What legal reasoning was Biden relying on?
Biden had crafted his program by arguing he had the power to do so thanks to a 2003 law passed by Congress called the Higher Education Relief Opportunities for Students Act (HEROES Act). That law empowered the education secretary to waive or modify any federal student loan programs as deemed necessary “in connection with a war or other military operation or national emergency.” Former president Donald Trump had formally declared the COVID-19 pandemic a national emergency in March 2020.
But Pittman decided that the case mirrored the “major questions doctrine” from a Supreme Court case in June between West Virginia and the US Environmental Protection Agency — wherein the court said that a federal agency needs to be able to point to “clear congressional authorization” when trying to regulate an issue of major political or economic significance — and that the HEROES Act wasn’t enough.
He said that the 2003 law didn’t mention anything about forgiving loans, that the administration hadn’t shown a connection between the program and the pandemic emergency (which, the judge noted, Biden had told 60 Minutes was “over”), and that because the Education Department hadn’t previously pointed to the HEROES Act in order to cancel student loans, the fact that they were doing so now was probably evidence that it didn’t authorize them to do so.
With this decided, the judge then ordered the whole program be struck down and not just put on pause. “First… it is a complete usurpation of congressional authorization implicating the separation of powers required by the Constitution,” Pittman said. “Second, the Program does not require a significant administrative winddown period, as loan forgiveness has not started.”
What made this legal challenge different from the others?
Biden’s program had already been put on a temporary pause last month thanks to an injunction from the 8th US Circuit Court of Appeals, which is weighing an appeal from a group of Republican states. However, that appeals court hadn’t struck down the program entirely, and the administration was continuing to accept applications from borrowers in the meantime.

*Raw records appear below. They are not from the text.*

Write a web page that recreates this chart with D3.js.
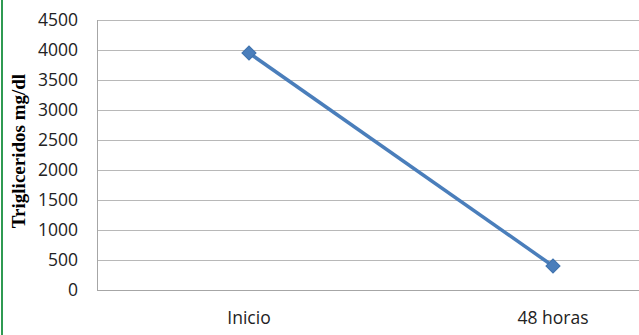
<!DOCTYPE html>
<html>
<head>
<meta charset="utf-8">
<script src="https://cdn.jsdelivr.net/npm/d3@7"></script>
<style>
  html, body { margin: 0; padding: 0; background: #fff; }
  svg { display: block; }
</style>
</head>
<body>
<div id="chart"></div>
<script>
// Triglicéridos: inicio vs. 48 horas
const categories = ["Inicio", "48 horas"];
const values = [3950, 400];
const yTicks = [0, 500, 1000, 1500, 2000, 2500, 3000, 3500, 4000, 4500];
const yTitle = "Trigliceridos mg/dl";

const W = 639, H = 335;
const margin = { top: 20, left: 97, bottom: 45 };
const plotW = 608;

const svg = d3.select("#chart").append("svg")
  .attr("width", W).attr("height", H);

svg.append("rect").attr("width", W).attr("height", H).attr("fill", "#fff");

// green frame edge on the left
svg.append("rect").attr("x", 1).attr("y", 0).attr("width", 2).attr("height", H)
  .attr("fill", "#2f9a52");

const x = d3.scaleBand().domain(categories).range([margin.left, margin.left + plotW]);
const y = d3.scaleLinear().domain([0, 4500]).range([H - margin.bottom, margin.top]);

const g = svg.append("g");

// horizontal gridlines
g.selectAll("line.grid").data(yTicks.filter(d => d > 0)).join("line")
  .attr("class", "grid")
  .attr("x1", margin.left).attr("x2", margin.left + plotW)
  .attr("y1", d => Math.round(y(d)) + 0.5).attr("y2", d => Math.round(y(d)) + 0.5)
  .attr("stroke", "#b8b8b8").attr("stroke-width", 1);

// axes lines
g.append("line")
  .attr("x1", margin.left + 0.5).attr("x2", margin.left + 0.5)
  .attr("y1", y(4500)).attr("y2", y(0) + 0.5)
  .attr("stroke", "#a6a6a6");
g.append("line")
  .attr("x1", margin.left).attr("x2", margin.left + plotW)
  .attr("y1", Math.round(y(0)) + 0.5).attr("y2", Math.round(y(0)) + 0.5)
  .attr("stroke", "#a6a6a6");

// y tick labels
g.selectAll("text.ytick").data(yTicks).join("text")
  .attr("class", "ytick")
  .attr("x", 78).attr("y", d => y(d))
  .attr("dy", "0.35em")
  .attr("text-anchor", "end")
  .attr("font-family", "Open Sans, sans-serif")
  .attr("font-size", 17.5)
  .attr("fill", "#222")
  .text(d => d);

// x labels
g.selectAll("text.xtick").data(categories).join("text")
  .attr("class", "xtick")
  .attr("x", d => x(d) + x.bandwidth() / 2)
  .attr("y", 324)
  .attr("text-anchor", "middle")
  .attr("font-family", "Open Sans, sans-serif")
  .attr("font-size", 17.5)
  .attr("fill", "#222")
  .text(d => d);

// y axis title
svg.append("text")
  .attr("transform", "translate(25,151) rotate(-90)")
  .attr("text-anchor", "middle")
  .attr("font-family", "Liberation Serif, Times New Roman, serif")
  .attr("font-weight", "bold")
  .attr("font-size", 19)
  .attr("fill", "#000")
  .text(yTitle);

// series line
const pts = categories.map((c, i) => [x(c) + x.bandwidth() / 2, y(values[i])]);
g.append("path")
  .attr("d", d3.line()(pts))
  .attr("fill", "none")
  .attr("stroke", "#4a7ebb")
  .attr("stroke-width", 3.5);

// diamond markers
g.selectAll("path.marker").data(pts).join("path")
  .attr("class", "marker")
  .attr("transform", d => `translate(${d[0]},${d[1]}) rotate(45)`)
  .attr("d", "M-5,-5H5V5H-5Z")
  .attr("fill", "#4a7ebb")
  .attr("stroke", "#3f72ad")
  .attr("stroke-width", 1);
</script>
</body>
</html>
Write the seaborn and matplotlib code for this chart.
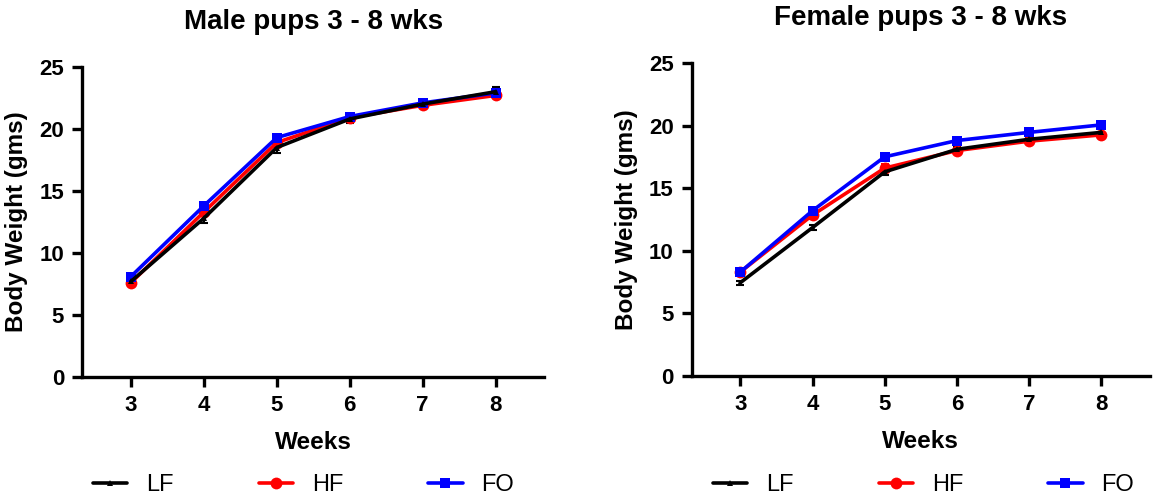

What makes this decision different is that Pittman determined that the plaintiffs had legal standing to bring a challenge to the program in the first place. Others who have tried to fight the law in court have failed at the first hurdle after judges ruled they couldn’t prove they were harmed by it.
But this new challenge was brought by Myra Brown and Alexander Taylor, two people with student loans whose legal challenge was backed by a conservative advocacy group. Brown didn’t like that she didn’t qualify for forgiveness because her loans were through private lenders and not the government, while Taylor wasn’t happy that he could only qualify for $10,000 and not $20,000 in relief as he didn’t receive a Pell Grant.
The judge decided that their situations both amounted to some form of harm — namely, “a concrete interest in having their debts forgiven to a greater degree” — meaning they had standing to sue.
What happens next?
The ruling means the program can’t — for now — move forward.
Indeed, the morning after the ruling the website where people registered for forgiveness was already announcing that the plan had been blocked.
But the Biden administration has already appealed the decision to the 5th Circuit Court of Appeals, where Texas sits and which has a reputation for being the most conservative in the country.
Whatever happens there, it’s likely that a Supreme Court challenge will follow. Justice Amy Coney Barrett has already refused two previous challenges that lower courts had rejected, but the justices have yet to fully examine the program.